Task brief:
Identify and reproduce every line holding the string "with".

Supplied data:
-.-.-

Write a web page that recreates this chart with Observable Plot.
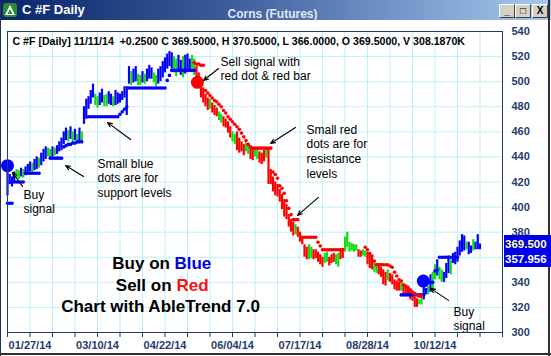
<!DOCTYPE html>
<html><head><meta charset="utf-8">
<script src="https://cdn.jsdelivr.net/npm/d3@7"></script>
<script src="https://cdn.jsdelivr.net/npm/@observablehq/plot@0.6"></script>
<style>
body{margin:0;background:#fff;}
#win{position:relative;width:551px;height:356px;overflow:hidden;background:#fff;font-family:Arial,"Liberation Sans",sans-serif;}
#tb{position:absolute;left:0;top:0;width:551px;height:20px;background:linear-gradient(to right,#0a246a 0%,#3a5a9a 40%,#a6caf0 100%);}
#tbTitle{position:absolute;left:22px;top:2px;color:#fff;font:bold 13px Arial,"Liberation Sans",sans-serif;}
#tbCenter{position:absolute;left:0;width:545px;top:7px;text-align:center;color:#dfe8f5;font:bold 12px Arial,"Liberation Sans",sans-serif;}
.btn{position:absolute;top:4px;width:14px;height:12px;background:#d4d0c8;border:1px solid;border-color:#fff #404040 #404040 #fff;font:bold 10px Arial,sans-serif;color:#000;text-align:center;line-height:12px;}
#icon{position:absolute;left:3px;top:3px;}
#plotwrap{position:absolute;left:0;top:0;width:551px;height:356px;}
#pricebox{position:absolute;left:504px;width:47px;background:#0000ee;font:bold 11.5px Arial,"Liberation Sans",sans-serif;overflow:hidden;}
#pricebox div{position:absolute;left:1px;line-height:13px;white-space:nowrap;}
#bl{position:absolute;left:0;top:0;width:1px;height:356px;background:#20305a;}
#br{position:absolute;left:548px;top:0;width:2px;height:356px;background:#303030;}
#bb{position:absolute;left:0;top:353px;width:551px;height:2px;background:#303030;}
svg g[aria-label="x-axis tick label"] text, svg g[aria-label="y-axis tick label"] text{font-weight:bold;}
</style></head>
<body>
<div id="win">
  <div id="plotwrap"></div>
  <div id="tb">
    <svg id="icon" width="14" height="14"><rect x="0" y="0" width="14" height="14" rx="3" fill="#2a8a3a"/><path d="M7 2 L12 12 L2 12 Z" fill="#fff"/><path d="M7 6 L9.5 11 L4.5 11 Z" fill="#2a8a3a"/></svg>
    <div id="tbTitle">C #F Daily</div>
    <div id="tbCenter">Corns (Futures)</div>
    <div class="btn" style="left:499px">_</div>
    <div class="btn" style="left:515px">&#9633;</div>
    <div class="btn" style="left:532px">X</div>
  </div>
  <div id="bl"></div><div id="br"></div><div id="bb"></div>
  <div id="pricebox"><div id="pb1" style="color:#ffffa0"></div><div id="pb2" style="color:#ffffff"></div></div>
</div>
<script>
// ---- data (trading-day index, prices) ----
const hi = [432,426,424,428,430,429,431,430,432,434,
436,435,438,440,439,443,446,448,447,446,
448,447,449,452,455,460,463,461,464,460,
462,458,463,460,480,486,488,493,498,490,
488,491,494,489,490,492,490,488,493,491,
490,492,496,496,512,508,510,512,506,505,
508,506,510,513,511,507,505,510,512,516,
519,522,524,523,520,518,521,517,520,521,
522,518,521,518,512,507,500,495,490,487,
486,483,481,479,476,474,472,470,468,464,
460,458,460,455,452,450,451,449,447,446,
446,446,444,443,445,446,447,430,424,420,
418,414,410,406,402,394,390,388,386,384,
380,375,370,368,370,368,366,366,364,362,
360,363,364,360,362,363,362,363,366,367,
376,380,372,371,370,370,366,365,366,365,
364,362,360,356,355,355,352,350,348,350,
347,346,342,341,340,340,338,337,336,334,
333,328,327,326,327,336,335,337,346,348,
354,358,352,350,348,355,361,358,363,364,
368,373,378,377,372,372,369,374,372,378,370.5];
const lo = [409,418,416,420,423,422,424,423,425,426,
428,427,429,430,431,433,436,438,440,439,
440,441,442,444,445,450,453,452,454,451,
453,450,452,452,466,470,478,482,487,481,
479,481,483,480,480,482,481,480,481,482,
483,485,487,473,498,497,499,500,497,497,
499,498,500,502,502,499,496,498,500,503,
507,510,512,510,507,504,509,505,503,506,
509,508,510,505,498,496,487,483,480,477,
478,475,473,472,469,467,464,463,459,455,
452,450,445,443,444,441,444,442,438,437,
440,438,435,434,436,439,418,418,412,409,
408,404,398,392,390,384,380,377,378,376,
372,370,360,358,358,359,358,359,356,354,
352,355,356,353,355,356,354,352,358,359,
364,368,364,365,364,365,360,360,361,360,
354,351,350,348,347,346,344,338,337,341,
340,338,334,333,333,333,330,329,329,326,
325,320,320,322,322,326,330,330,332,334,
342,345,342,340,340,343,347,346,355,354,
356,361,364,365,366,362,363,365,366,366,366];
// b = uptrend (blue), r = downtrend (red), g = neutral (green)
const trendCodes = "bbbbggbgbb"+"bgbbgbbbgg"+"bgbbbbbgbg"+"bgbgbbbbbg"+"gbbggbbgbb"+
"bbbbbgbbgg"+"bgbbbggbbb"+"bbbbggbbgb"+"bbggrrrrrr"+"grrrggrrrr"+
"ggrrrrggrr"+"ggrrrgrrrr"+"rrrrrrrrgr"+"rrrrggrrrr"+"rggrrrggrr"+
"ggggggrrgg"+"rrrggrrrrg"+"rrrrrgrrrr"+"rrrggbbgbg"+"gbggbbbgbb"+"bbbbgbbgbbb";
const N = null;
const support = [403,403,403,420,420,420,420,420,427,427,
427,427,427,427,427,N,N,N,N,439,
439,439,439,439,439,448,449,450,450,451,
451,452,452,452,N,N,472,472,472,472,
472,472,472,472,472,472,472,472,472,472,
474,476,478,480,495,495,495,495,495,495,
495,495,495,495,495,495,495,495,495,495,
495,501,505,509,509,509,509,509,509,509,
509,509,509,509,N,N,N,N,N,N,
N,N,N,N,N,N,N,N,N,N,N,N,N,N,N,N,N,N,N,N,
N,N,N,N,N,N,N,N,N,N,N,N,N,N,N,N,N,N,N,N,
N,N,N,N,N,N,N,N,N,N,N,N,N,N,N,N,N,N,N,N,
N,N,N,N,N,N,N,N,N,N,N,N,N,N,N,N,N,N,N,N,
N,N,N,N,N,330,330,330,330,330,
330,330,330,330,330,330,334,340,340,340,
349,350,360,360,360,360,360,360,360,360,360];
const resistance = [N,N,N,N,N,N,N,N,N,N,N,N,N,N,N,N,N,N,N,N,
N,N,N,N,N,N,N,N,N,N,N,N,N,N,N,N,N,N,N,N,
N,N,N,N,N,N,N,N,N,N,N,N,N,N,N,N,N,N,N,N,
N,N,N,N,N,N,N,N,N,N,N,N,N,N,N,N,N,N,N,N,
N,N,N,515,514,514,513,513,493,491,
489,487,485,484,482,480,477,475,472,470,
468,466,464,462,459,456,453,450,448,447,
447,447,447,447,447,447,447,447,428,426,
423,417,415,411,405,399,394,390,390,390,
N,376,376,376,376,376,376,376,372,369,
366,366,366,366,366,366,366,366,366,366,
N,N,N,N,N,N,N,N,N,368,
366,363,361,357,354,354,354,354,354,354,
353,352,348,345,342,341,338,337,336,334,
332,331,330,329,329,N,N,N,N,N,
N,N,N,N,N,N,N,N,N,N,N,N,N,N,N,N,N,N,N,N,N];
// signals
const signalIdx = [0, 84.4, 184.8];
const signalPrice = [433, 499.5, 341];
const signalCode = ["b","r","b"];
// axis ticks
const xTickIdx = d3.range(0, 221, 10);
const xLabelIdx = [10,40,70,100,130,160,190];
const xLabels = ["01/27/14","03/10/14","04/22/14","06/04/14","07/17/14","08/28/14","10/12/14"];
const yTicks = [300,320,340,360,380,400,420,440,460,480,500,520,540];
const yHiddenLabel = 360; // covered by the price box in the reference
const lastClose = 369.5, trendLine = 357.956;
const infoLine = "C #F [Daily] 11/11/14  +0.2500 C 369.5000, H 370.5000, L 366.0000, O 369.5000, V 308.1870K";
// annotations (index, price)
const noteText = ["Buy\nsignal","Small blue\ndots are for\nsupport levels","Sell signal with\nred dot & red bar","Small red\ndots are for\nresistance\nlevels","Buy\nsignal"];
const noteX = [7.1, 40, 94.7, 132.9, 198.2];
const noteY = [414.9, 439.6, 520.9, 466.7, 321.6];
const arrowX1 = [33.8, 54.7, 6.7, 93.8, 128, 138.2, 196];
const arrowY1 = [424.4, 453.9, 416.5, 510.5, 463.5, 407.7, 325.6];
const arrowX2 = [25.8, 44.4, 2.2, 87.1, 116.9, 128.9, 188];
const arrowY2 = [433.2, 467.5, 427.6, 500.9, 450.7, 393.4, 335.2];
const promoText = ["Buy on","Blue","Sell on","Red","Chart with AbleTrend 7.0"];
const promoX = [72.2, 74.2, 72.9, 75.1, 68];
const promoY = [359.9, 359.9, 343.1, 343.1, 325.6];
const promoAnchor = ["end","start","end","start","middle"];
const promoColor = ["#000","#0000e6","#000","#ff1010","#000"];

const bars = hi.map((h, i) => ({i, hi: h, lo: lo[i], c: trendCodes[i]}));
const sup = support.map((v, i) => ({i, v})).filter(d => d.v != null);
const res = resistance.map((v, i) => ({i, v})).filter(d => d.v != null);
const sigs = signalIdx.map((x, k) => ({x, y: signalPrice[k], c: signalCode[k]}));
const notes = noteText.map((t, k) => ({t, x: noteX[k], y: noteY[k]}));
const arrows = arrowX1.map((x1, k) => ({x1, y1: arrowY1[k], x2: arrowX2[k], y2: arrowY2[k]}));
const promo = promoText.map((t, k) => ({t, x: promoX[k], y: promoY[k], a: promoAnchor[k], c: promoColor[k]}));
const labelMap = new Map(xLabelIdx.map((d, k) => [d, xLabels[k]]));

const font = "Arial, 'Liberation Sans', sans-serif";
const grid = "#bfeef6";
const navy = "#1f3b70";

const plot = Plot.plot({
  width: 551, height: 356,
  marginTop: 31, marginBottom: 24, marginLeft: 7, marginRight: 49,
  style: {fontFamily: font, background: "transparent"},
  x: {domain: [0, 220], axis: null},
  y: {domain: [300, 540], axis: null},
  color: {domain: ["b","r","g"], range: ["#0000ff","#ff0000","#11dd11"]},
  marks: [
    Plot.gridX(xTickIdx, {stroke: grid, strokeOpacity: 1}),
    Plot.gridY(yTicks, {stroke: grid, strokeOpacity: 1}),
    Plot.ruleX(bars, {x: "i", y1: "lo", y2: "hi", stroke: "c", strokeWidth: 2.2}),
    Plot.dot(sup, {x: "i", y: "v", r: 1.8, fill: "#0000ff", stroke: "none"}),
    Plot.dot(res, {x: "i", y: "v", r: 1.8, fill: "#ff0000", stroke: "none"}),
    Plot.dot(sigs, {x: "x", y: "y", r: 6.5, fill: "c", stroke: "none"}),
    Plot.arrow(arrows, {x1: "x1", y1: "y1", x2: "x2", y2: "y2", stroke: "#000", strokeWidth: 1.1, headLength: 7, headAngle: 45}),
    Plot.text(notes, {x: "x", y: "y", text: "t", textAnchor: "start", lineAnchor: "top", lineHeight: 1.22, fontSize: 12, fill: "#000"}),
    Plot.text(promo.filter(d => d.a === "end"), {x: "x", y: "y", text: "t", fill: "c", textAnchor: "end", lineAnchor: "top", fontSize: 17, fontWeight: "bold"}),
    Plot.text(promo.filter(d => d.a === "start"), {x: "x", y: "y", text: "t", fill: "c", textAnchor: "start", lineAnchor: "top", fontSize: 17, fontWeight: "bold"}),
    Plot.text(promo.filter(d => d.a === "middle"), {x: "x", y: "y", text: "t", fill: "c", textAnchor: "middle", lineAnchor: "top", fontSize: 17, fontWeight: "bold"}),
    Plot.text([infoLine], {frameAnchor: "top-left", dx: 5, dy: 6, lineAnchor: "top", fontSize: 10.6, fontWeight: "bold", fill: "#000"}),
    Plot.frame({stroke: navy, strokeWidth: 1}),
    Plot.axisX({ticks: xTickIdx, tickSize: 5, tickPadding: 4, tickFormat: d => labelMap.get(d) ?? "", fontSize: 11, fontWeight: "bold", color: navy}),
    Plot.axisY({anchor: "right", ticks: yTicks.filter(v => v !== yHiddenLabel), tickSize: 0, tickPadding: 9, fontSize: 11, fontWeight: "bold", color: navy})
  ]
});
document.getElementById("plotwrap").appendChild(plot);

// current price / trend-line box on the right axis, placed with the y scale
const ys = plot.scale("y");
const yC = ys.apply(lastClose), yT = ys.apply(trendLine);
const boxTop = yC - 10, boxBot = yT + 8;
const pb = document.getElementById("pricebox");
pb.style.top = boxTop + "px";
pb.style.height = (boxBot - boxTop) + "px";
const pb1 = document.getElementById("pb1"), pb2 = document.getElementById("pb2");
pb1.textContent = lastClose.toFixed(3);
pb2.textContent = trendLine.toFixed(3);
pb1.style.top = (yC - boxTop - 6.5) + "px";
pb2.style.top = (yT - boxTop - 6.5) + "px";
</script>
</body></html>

-.-.-

Solved exercise:
Write a web page that recreates this chart with Observable Plot.
const noteText = ["Buy\nsignal","Small blue\ndots are for\nsupport levels","Sell signal with\nred dot & red bar","Small red\ndots are for\nresistance\nlevels","Buy\nsignal"];
const promoText = ["Buy on","Blue","Sell on","Red","Chart with AbleTrend 7.0"];
// current price / trend-line box on the right axis, placed with the y scale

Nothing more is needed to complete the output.